We probably have all done those things, and it will be presented as if you are the most neglectful or abusive parent. At the  end of the trial any goodwill each of you had for the other, if there  is any, will have been totally destroyed.

It is both of you who must be parents of these children until either you or they die. Neither I nor any of these lawyers . . .  will be there for you for the remainder of this long journey. We could  try to do our best to get you pointed in the right direction and maybe  even help you along, but it is only in the first few steps. In the  end, it is both of you who must raise these children.

If your children could reach into their hearts and tell you exactly what they think and feel about what is going on here, if  they could get beyond the hurt we know they must feel, we all know  what they would say. First they would say, “I wish Mom and Dad were  back together.” Knowing this will not happen, they would say, “I wish  they would just stop fighting.”

No doubt they love you so much they are probably blaming themselves for your original breakup. It is time you get past  the anger and put aside the hurt. You may even have to forgive.

The pain that has been caused here arises from the conflict between each of you and has nothing to do with the children.  Your children want this conflict to end. You have the chance to leave  here today with an agreement that is in the best interest of your  children. But it is an agreement that you must reach together.
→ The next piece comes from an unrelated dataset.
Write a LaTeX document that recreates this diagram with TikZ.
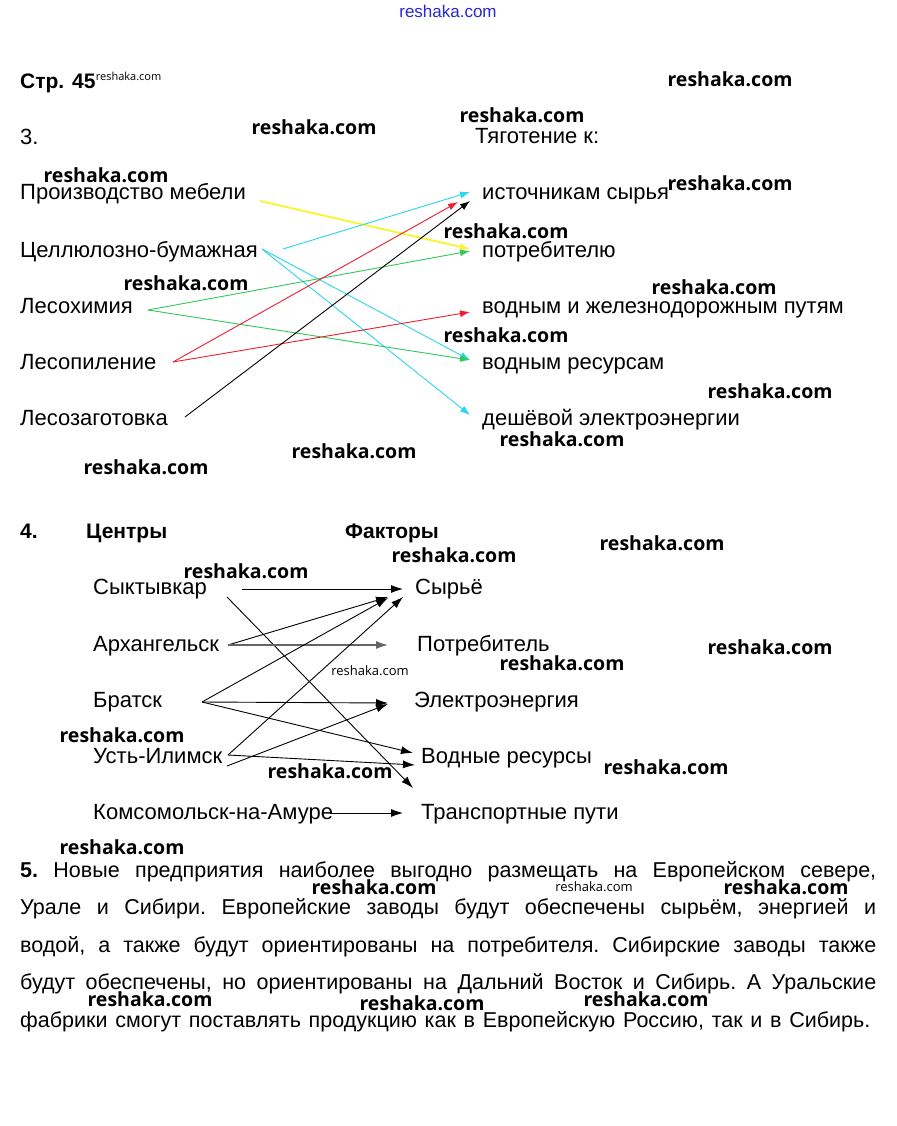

You  must be willing to put aside your differences and be willing to  accommodate each other’s needs. But most importantly, you must be  ready now to put the needs of your children first.

I know that your children want you to settle this case. You can do the right thing and you can start now. Put aside what has  happened in the past.

This is the judgment day for your children. It’s not about you. And think about the additional damage you are going to  cause to these children.

I can tell you right now it has happened, and it happens every time. Put aside your own egos and swallow them. Leave it  in this courtroom. We’ve had a lot of egos left in this courtroom. You  don’t see them, but I do because I see parents who are willing to put  their children’s welfare above their own ego. And they leave it right  here and they know and understand what is really best for the children.